The lights are distinctly different than the older, neighboring lights and poles. They may be seen from Newt Parker Drive to Corley Avenue along U.S. 431. Each solar paneled pole is located further off the highway than traditional poles, making it safer for drivers.  The lights themselves are flatter, allowing for more light to be angled down onto the roadway.

“When you see them from far away, you don’t think there will be much light,” Walker said. “But once you get up to them, you realize how much more light they put out.

“When you live in a city and you try to see the stars in the sky at night, you can’t because the streetlights put out too much light into the sky. These lights don’t pollute the sky with extra light.
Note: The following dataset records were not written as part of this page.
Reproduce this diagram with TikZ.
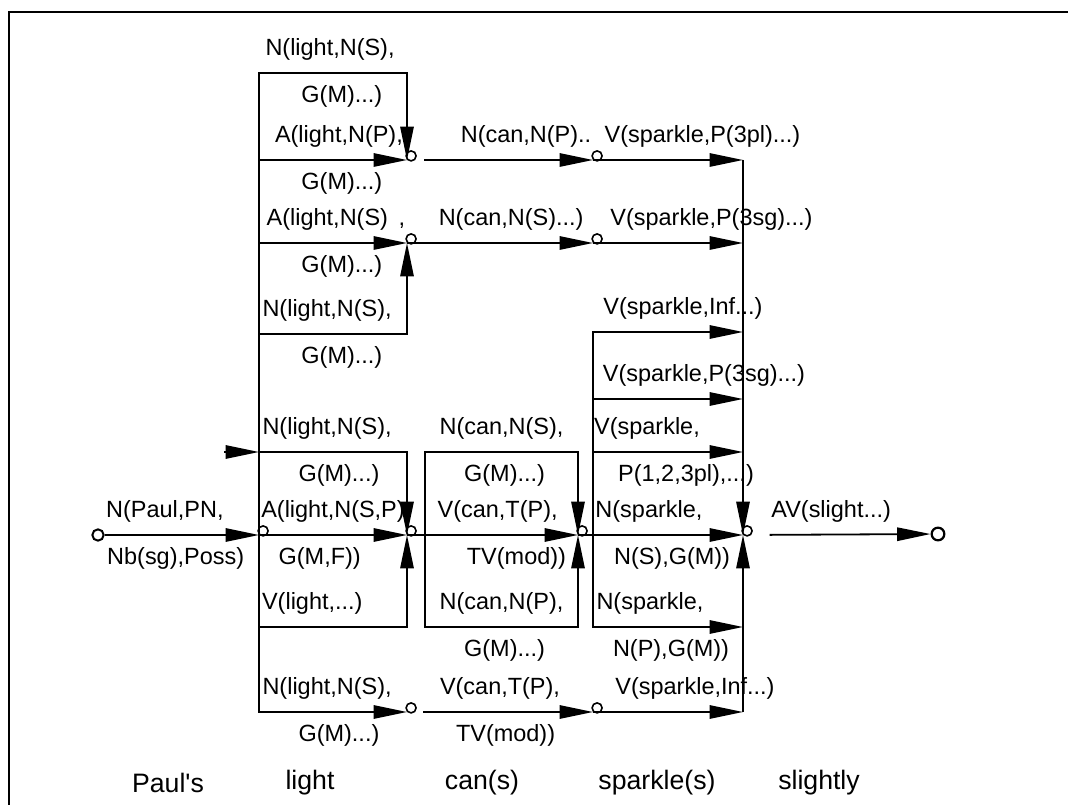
\documentclass[tikz,border=0pt]{standalone}
\usepackage{fontspec}
\setmainfont{Liberation Sans}
\usetikzlibrary{arrows.meta, positioning}

\begin{document}
\begin{tikzpicture}[x=0.75pt, y=-0.75pt, line width=1.35pt,
    arr/.style={-{Triangle[length=25pt,width=10pt]}},
    state/.style={draw, circle, inner sep=0pt, minimum size=7.5pt, line width=1.2pt, anchor=south west},
    lab/.style={font=\fontsize{17.6}{20}\selectfont, inner sep=1pt, text height=12.6pt, text depth=3.8pt},
    labup/.style={lab, above=7.5pt},
    labdn/.style={lab, below=7.5pt},
    word/.style={font=\fontsize{20}{24}\selectfont}]
    \useasboundingbox (0,0) rectangle (1068,805);

    % Khung
    \draw[line width=1.5pt] (9,805) -- (9,12) -- (1068,12);

    % Trạng thái
    \node[state, anchor=center, minimum size=8.5pt, line width=1.5pt] (s0) at (98,535) {};
    \node[state] (s1) at (259,535) {};
    \node[state] (a1) at (407,160) {};
    \node[state] (a2) at (407,243) {};
    \node[state] (b1) at (593,160) {};
    \node[state] (b2) at (593,243) {};
    \node[state] (c1) at (407,535) {};
    \node[state] (c2) at (407,712) {};
    \node[state] (d1) at (578,535) {};
    \node[state] (d2) at (593,712) {};
    \node[state] (f) at (743,535) {};
    \node[state, anchor=center, minimum size=9.5pt, line width=1.7pt] (e) at (938,534) {};

    % Góc của các đường
    \coordinate (lt1) at (407,73);
    \coordinate (lb1) at (407,334);
    \coordinate (stub) at (224,452);
    \coordinate (lt2w) at (259,452);
    \coordinate (lt2) at (407,452);
    \coordinate (lb2) at (407,627);
    \coordinate (cw) at (425,535);
    \coordinate (ct) at (578,452);
    \coordinate (cb) at (578,627);
    \coordinate (sp) at (593,535);
    \coordinate (t1) at (743,160);
    \coordinate (t2) at (743,243);
    \coordinate (v1) at (743,332);
    \coordinate (v2) at (743,399);
    \coordinate (v3) at (743,452);
    \coordinate (v5) at (743,627);
    \coordinate (v6) at (743,712);

    % Paul's
    \draw[arr] (s0) -- node[labup, pos=.39] (p1) {N(Paul,PN,} node[labdn, pos=.46] (p2) {Nb(sg),Poss)} (s1.south west);

    % light, khối trên
    \draw[arr] (s1.south west) |- node[labup, pos=.74] (l1) {N(light,N(S),} node[labdn, pos=.78] (l2) {G(M)...)} (lt1) -- (a1.south west);
    \draw[arr] (s1.south west) |- node[labup, pos=.77] (l3) {A(light,N(P),} node[labdn, pos=.78] (l4) {G(M)...)} (a1.south west);
    \draw[arr] (s1.south west) |- node[labup, pos=.76] (l5) {A(light,N(S)\hspace{8pt},} node[labdn, pos=.78] (l6) {G(M)...)} (a2.south west);
    \draw[arr] (s1.south west) |- node[labup, pos=.73] (l7) {N(light,N(S),} node[labdn, pos=.78] (l8) {G(M)...)} (lb1) -- (a2.south west);

    % light, khối dưới
    \draw[arr] (stub) -- (lt2w);
    \draw[arr] (s1.south west) |- node[labup, pos=.73] (m1) {N(light,N(S),} node[labdn, pos=.77] (m2) {G(M)...)} (lt2) -- (c1.south west);
    \draw[arr] (s1.south west) -- node[labup, pos=.5] (m3) {A(light,N(S,P)} node[labdn, pos=.41] (m4) {G(M,F))} (c1.south west);
    \draw[arr] (s1.south west) |- node[labup, pos=.68] (m5) {V(light,...)} (lb2) -- (c1.south west);
    \draw[arr] (s1.south west) |- node[labup, pos=.73] (m6) {N(light,N(S),} node[labdn, pos=.77] (m7) {G(M)...)} (c2.south west);

    % can(s)
    \draw[arr] (c1.south west) -- (cw) |- node[labup, pos=.75] (k1) {N(can,N(S),} node[labdn, pos=.76] (k2) {G(M)...)} (ct) -- (d1.south west);
    \draw[arr] (c1.south west) -- node[labup, pos=.53] (k3) {V(can,T(P),} node[labdn, pos=.64] (k4) {TV(mod))} (d1.south west);
    \draw[arr] (cw) |- node[labup, pos=.75] (k5) {N(can,N(P),} node[labdn, pos=.76] (k6) {G(M)...)} (cb) -- (d1.south west);
    \draw[arr, shorten <=12pt] (c2.south west) -- node[labup, pos=.5] (k7) {V(can,T(P),} node[labdn, pos=.53] (k8) {TV(mod))} (d2.south west);
    \draw[arr, shorten <=13pt] (a1.south west) -- node[labup, pos=.64] (k9) {N(can,N(P)..} (b1.south west);
    \draw[arr] (a2.south west) -- node[labup, pos=.56] (k10) {N(can,N(S)...)} (b2.south west);

    % sparkle(s)
    \draw[arr] (b1.south west) -- node[labup, pos=.73] (q1) {V(sparkle,P(3pl)...)} (t1);
    \draw[arr] (b2.south west) -- node[labup, pos=.79] (q2) {V(sparkle,P(3sg)...)} (t2);
    \draw[arr] (d1.south west) -- node[labup, pos=.43] (q3) {N(sparkle,} node[labdn, pos=.57] (q4) {N(S),G(M))} (f.south west);
    \draw[arr] (sp) |- node[labup, pos=.8] (q5) {V(sparkle,Inf...)} (v1);
    \draw[arr] (sp) |- node[labup, pos=.87] (q6) {V(sparkle,P(3sg)...)} (v2);
    \draw[arr] (sp) |- node[labup, pos=.68] (q7) {V(sparkle,} node[labdn, pos=.81] (q8) {P(1,2,3pl),...)} (v3);
    \draw[arr] (sp) |- node[labup, pos=.69] (q9) {N(sparkle,} node[labdn, pos=.76] (q10) {N(P),G(M))} (v5);
    \draw[arr] (d2.south west) -- node[labup, pos=.68] (q11) {V(sparkle,Inf...)} (v6);
    \draw[arr] (t1) -- (f.south west);
    \draw[arr] (v6) -- (f.south west);

    % slightly
    \draw[arr, shorten <=20pt] (f.south west) -- node[labup, pos=.47] (r1) {AV(slight...)} (e);

    % Các từ
    \foreach \w/\x in {Paul\textquotesingle s/168, light/310, can(s)/482, sparkle(s)/657, slightly/819}
        \node[word] (w\x) at (\x,783) {\w};
\end{tikzpicture}
\end{document}
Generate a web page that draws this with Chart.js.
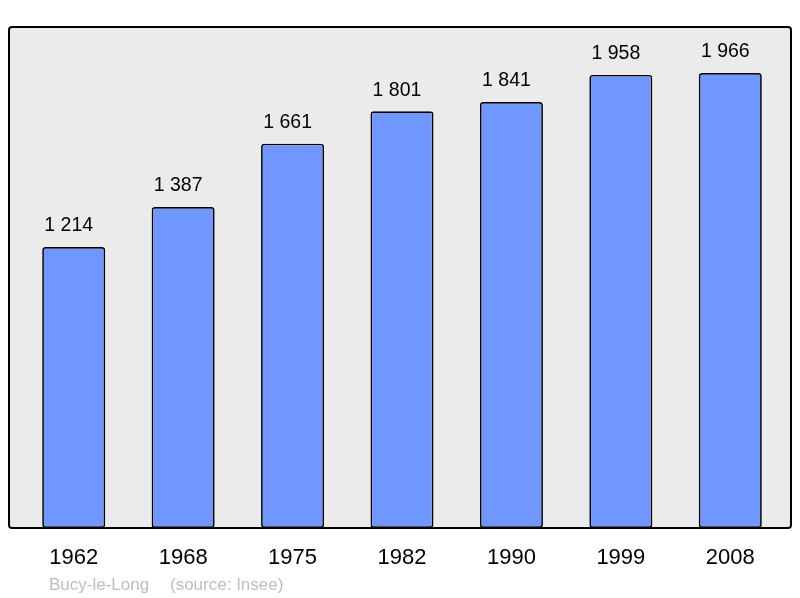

“They direct the light down onto the roadway.”

The new lights are expected to be brighter and more energy efficient, so much so the city could save up to $7,000 per year.

The solar poles and LED lights will generate enough energy from sunlight to power the fixtures off the grid. The city will, in turn, sell any “leftover” power to TVA.

Each light lasts five to six times longer than old technology, resulting in each bulb being replaced every 15 years, Walker said.

“These lights use 77 percent less power than a traditional light and generate 25 to 30 percent more power than they use,” Walker said.

The Alabama Department of Economic and Community Affairs administered the grants from U.S. Department of Energy funds.

The program assists eligible entities in implementing energy efficiency and conservation strategies to reduce fossil fuel emissions created as a result of activities within the jurisdictions and eligible entities; to reduce total energy use; and improve energy efficiency in the transportation, building and other sectors.

“The ribbon cutting ceremony culminates the grant process,” Walker said. “All the entities involved will have representatives there.

“Our engineers will be there, the Marshall-DeKalb Electric Co-Op will be there, Mastin’s Electric and Corbitt Electric Contractors, too. Everyone has had a hand in this project.”